> **Provided material**:
■ ■ ■ ■
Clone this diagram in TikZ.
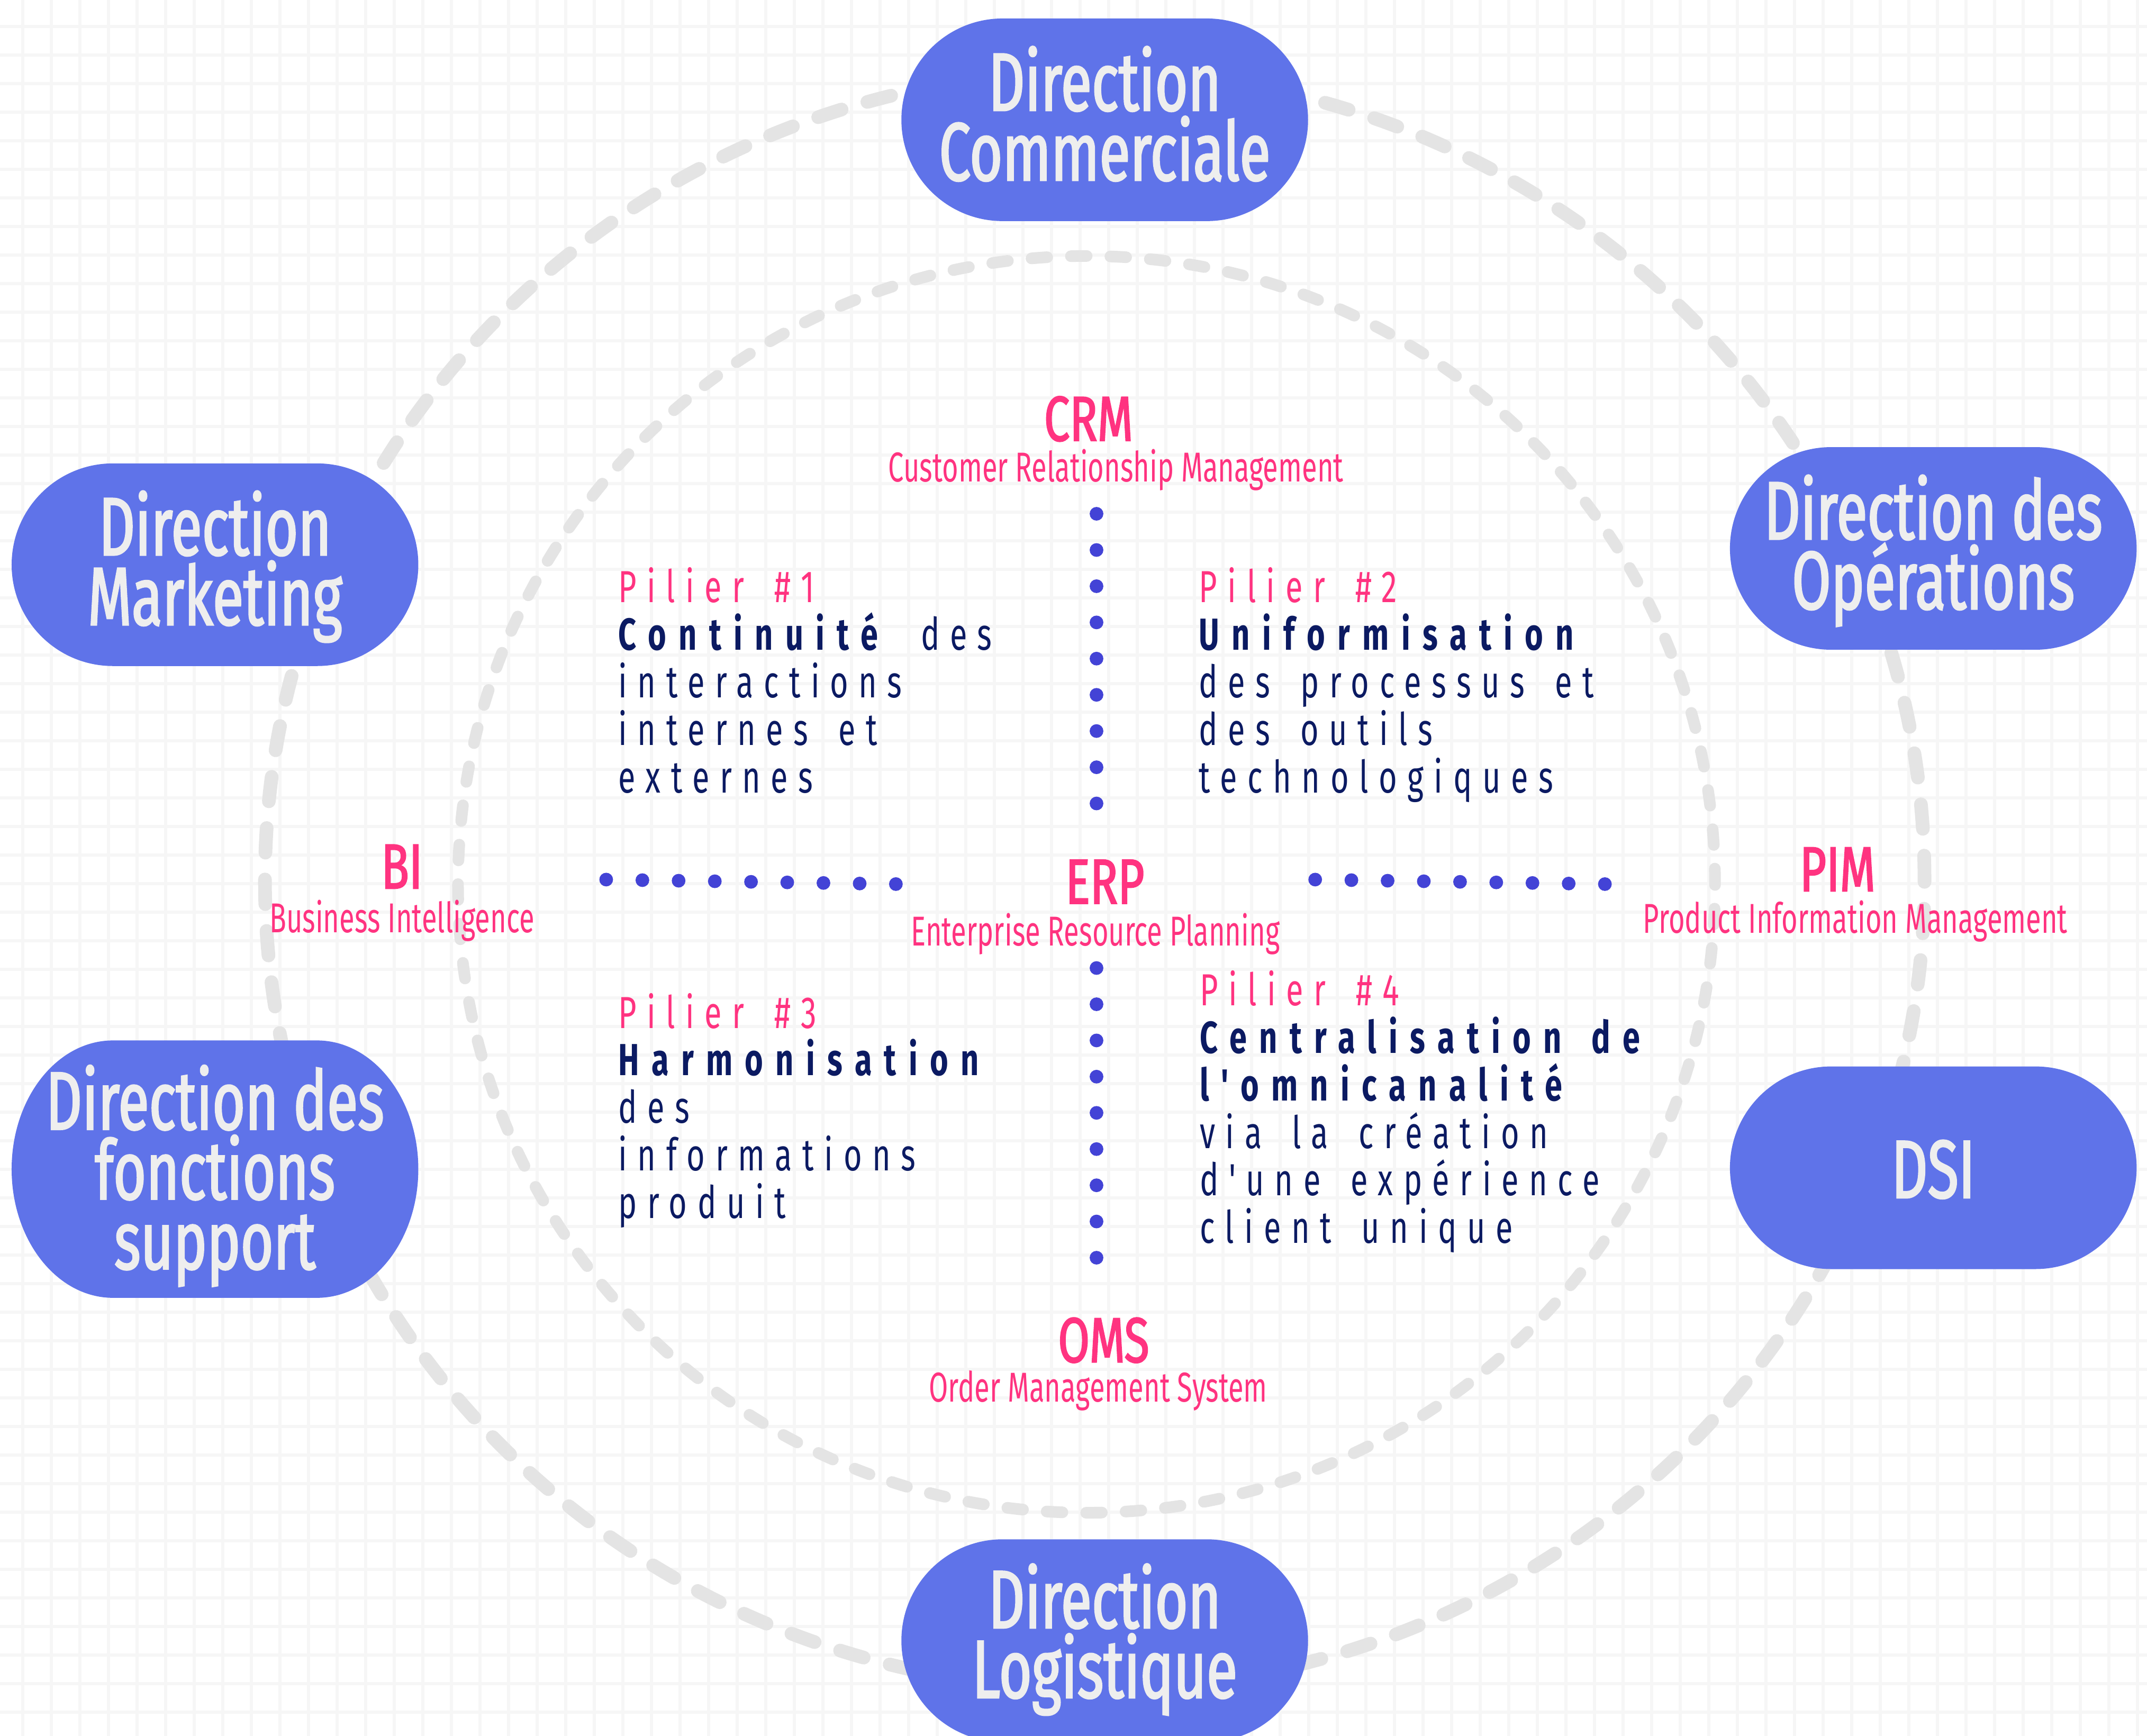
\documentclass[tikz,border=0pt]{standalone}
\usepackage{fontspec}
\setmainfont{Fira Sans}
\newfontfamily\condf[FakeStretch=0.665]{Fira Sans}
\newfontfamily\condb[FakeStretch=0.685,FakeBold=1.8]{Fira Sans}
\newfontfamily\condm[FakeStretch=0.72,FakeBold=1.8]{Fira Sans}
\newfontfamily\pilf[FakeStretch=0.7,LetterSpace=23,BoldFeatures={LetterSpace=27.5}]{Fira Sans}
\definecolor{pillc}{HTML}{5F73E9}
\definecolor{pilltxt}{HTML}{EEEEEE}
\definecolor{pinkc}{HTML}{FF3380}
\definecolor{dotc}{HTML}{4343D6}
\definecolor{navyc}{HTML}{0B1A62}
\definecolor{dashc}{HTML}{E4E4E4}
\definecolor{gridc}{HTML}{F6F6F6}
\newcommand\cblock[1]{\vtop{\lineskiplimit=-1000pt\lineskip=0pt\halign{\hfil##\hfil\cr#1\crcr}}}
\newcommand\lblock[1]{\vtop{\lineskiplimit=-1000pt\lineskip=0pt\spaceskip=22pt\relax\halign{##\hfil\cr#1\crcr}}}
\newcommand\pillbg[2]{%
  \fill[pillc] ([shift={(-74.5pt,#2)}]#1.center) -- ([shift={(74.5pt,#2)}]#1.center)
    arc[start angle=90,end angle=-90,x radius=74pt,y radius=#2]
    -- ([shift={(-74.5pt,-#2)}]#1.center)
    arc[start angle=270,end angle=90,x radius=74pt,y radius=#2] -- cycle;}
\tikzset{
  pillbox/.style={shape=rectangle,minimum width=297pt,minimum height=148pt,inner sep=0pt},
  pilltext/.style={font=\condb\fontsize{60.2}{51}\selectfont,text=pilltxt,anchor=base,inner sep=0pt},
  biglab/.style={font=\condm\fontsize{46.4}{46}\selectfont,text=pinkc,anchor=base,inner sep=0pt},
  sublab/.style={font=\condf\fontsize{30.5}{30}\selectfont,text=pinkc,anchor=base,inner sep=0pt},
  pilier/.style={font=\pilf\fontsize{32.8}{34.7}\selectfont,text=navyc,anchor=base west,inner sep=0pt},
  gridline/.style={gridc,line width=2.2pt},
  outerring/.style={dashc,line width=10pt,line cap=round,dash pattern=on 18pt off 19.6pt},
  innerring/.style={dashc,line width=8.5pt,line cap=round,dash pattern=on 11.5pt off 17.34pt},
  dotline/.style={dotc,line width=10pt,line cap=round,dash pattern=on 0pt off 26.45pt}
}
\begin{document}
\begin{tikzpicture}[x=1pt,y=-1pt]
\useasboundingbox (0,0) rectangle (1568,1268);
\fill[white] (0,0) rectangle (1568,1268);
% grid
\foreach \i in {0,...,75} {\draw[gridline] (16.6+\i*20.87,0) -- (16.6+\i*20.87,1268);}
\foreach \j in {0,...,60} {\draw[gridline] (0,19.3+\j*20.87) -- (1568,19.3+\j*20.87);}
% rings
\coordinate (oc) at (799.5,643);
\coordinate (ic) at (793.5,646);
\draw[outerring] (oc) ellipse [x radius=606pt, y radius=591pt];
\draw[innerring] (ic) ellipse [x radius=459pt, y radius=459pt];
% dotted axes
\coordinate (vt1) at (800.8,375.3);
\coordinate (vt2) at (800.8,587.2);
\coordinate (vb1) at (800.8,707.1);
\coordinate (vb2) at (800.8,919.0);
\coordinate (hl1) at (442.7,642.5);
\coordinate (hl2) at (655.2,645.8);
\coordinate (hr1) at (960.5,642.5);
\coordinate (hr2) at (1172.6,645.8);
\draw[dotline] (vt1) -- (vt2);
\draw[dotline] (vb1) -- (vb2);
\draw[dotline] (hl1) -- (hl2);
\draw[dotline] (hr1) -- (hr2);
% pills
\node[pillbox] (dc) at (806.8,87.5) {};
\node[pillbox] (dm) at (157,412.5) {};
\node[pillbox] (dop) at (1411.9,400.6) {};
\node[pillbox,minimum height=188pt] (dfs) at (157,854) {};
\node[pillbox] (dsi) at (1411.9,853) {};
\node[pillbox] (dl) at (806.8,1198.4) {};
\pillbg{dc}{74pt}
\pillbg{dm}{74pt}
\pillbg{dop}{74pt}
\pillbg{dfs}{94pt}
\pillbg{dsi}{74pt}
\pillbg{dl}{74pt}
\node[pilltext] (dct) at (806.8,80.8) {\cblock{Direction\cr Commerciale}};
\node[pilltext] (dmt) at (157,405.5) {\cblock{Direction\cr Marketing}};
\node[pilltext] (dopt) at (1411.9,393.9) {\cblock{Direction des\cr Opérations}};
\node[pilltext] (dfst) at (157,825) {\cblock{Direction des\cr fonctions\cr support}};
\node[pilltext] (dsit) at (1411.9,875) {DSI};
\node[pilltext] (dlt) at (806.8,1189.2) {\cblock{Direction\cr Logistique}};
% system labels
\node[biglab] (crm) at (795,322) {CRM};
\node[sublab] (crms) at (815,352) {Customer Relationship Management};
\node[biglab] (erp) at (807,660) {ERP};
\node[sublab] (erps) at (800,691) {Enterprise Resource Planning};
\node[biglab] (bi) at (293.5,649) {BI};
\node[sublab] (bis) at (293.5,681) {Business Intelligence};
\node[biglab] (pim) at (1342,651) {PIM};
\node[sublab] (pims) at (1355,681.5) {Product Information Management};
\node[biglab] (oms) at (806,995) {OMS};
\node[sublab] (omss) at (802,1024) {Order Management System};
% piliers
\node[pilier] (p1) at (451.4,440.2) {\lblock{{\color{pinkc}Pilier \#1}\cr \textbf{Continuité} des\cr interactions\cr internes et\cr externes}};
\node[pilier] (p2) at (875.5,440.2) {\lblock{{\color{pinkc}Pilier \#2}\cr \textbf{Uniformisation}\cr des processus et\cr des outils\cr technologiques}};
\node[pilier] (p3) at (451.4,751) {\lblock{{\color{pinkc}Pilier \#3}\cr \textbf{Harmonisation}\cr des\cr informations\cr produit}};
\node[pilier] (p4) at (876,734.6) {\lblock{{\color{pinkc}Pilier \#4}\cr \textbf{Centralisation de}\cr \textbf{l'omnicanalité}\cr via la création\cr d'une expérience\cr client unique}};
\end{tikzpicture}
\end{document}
■ ■ ■ ■
> **What the task requires**: Quote the data exactly, leaving every image out of the copy.

> **Result of the task**:
Clone this diagram in TikZ.
\documentclass[tikz,border=0pt]{standalone}
\usepackage{fontspec}
\setmainfont{Fira Sans}
\newfontfamily\condf[FakeStretch=0.665]{Fira Sans}
\newfontfamily\condb[FakeStretch=0.685,FakeBold=1.8]{Fira Sans}
\newfontfamily\condm[FakeStretch=0.72,FakeBold=1.8]{Fira Sans}
\newfontfamily\pilf[FakeStretch=0.7,LetterSpace=23,BoldFeatures={LetterSpace=27.5}]{Fira Sans}
\definecolor{pillc}{HTML}{5F73E9}
\definecolor{pilltxt}{HTML}{EEEEEE}
\definecolor{pinkc}{HTML}{FF3380}
\definecolor{dotc}{HTML}{4343D6}
\definecolor{navyc}{HTML}{0B1A62}
\definecolor{dashc}{HTML}{E4E4E4}
\definecolor{gridc}{HTML}{F6F6F6}
\newcommand\cblock[1]{\vtop{\lineskiplimit=-1000pt\lineskip=0pt\halign{\hfil##\hfil\cr#1\crcr}}}
\newcommand\lblock[1]{\vtop{\lineskiplimit=-1000pt\lineskip=0pt\spaceskip=22pt\relax\halign{##\hfil\cr#1\crcr}}}
\newcommand\pillbg[2]{%
  \fill[pillc] ([shift={(-74.5pt,#2)}]#1.center) -- ([shift={(74.5pt,#2)}]#1.center)
    arc[start angle=90,end angle=-90,x radius=74pt,y radius=#2]
    -- ([shift={(-74.5pt,-#2)}]#1.center)
    arc[start angle=270,end angle=90,x radius=74pt,y radius=#2] -- cycle;}
\tikzset{
  pillbox/.style={shape=rectangle,minimum width=297pt,minimum height=148pt,inner sep=0pt},
  pilltext/.style={font=\condb\fontsize{60.2}{51}\selectfont,text=pilltxt,anchor=base,inner sep=0pt},
  biglab/.style={font=\condm\fontsize{46.4}{46}\selectfont,text=pinkc,anchor=base,inner sep=0pt},
  sublab/.style={font=\condf\fontsize{30.5}{30}\selectfont,text=pinkc,anchor=base,inner sep=0pt},
  pilier/.style={font=\pilf\fontsize{32.8}{34.7}\selectfont,text=navyc,anchor=base west,inner sep=0pt},
  gridline/.style={gridc,line width=2.2pt},
  outerring/.style={dashc,line width=10pt,line cap=round,dash pattern=on 18pt off 19.6pt},
  innerring/.style={dashc,line width=8.5pt,line cap=round,dash pattern=on 11.5pt off 17.34pt},
  dotline/.style={dotc,line width=10pt,line cap=round,dash pattern=on 0pt off 26.45pt}
}
\begin{document}
\begin{tikzpicture}[x=1pt,y=-1pt]
\useasboundingbox (0,0) rectangle (1568,1268);
\fill[white] (0,0) rectangle (1568,1268);
% grid
\foreach \i in {0,...,75} {\draw[gridline] (16.6+\i*20.87,0) -- (16.6+\i*20.87,1268);}
\foreach \j in {0,...,60} {\draw[gridline] (0,19.3+\j*20.87) -- (1568,19.3+\j*20.87);}
% rings
\coordinate (oc) at (799.5,643);
\coordinate (ic) at (793.5,646);
\draw[outerring] (oc) ellipse [x radius=606pt, y radius=591pt];
\draw[innerring] (ic) ellipse [x radius=459pt, y radius=459pt];
% dotted axes
\coordinate (vt1) at (800.8,375.3);
\coordinate (vt2) at (800.8,587.2);
\coordinate (vb1) at (800.8,707.1);
\coordinate (vb2) at (800.8,919.0);
\coordinate (hl1) at (442.7,642.5);
\coordinate (hl2) at (655.2,645.8);
\coordinate (hr1) at (960.5,642.5);
\coordinate (hr2) at (1172.6,645.8);
\draw[dotline] (vt1) -- (vt2);
\draw[dotline] (vb1) -- (vb2);
\draw[dotline] (hl1) -- (hl2);
\draw[dotline] (hr1) -- (hr2);
% pills
\node[pillbox] (dc) at (806.8,87.5) {};
\node[pillbox] (dm) at (157,412.5) {};
\node[pillbox] (dop) at (1411.9,400.6) {};
\node[pillbox,minimum height=188pt] (dfs) at (157,854) {};
\node[pillbox] (dsi) at (1411.9,853) {};
\node[pillbox] (dl) at (806.8,1198.4) {};
\pillbg{dc}{74pt}
\pillbg{dm}{74pt}
\pillbg{dop}{74pt}
\pillbg{dfs}{94pt}
\pillbg{dsi}{74pt}
\pillbg{dl}{74pt}
\node[pilltext] (dct) at (806.8,80.8) {\cblock{Direction\cr Commerciale}};
\node[pilltext] (dmt) at (157,405.5) {\cblock{Direction\cr Marketing}};
\node[pilltext] (dopt) at (1411.9,393.9) {\cblock{Direction des\cr Opérations}};
\node[pilltext] (dfst) at (157,825) {\cblock{Direction des\cr fonctions\cr support}};
\node[pilltext] (dsit) at (1411.9,875) {DSI};
\node[pilltext] (dlt) at (806.8,1189.2) {\cblock{Direction\cr Logistique}};
% system labels
\node[biglab] (crm) at (795,322) {CRM};
\node[sublab] (crms) at (815,352) {Customer Relationship Management};
\node[biglab] (erp) at (807,660) {ERP};
\node[sublab] (erps) at (800,691) {Enterprise Resource Planning};
\node[biglab] (bi) at (293.5,649) {BI};
\node[sublab] (bis) at (293.5,681) {Business Intelligence};
\node[biglab] (pim) at (1342,651) {PIM};
\node[sublab] (pims) at (1355,681.5) {Product Information Management};
\node[biglab] (oms) at (806,995) {OMS};
\node[sublab] (omss) at (802,1024) {Order Management System};
% piliers
\node[pilier] (p1) at (451.4,440.2) {\lblock{{\color{pinkc}Pilier \#1}\cr \textbf{Continuité} des\cr interactions\cr internes et\cr externes}};
\node[pilier] (p2) at (875.5,440.2) {\lblock{{\color{pinkc}Pilier \#2}\cr \textbf{Uniformisation}\cr des processus et\cr des outils\cr technologiques}};
\node[pilier] (p3) at (451.4,751) {\lblock{{\color{pinkc}Pilier \#3}\cr \textbf{Harmonisation}\cr des\cr informations\cr produit}};
\node[pilier] (p4) at (876,734.6) {\lblock{{\color{pinkc}Pilier \#4}\cr \textbf{Centralisation de}\cr \textbf{l'omnicanalité}\cr via la création\cr d'une expérience\cr client unique}};
\end{tikzpicture}
\end{document}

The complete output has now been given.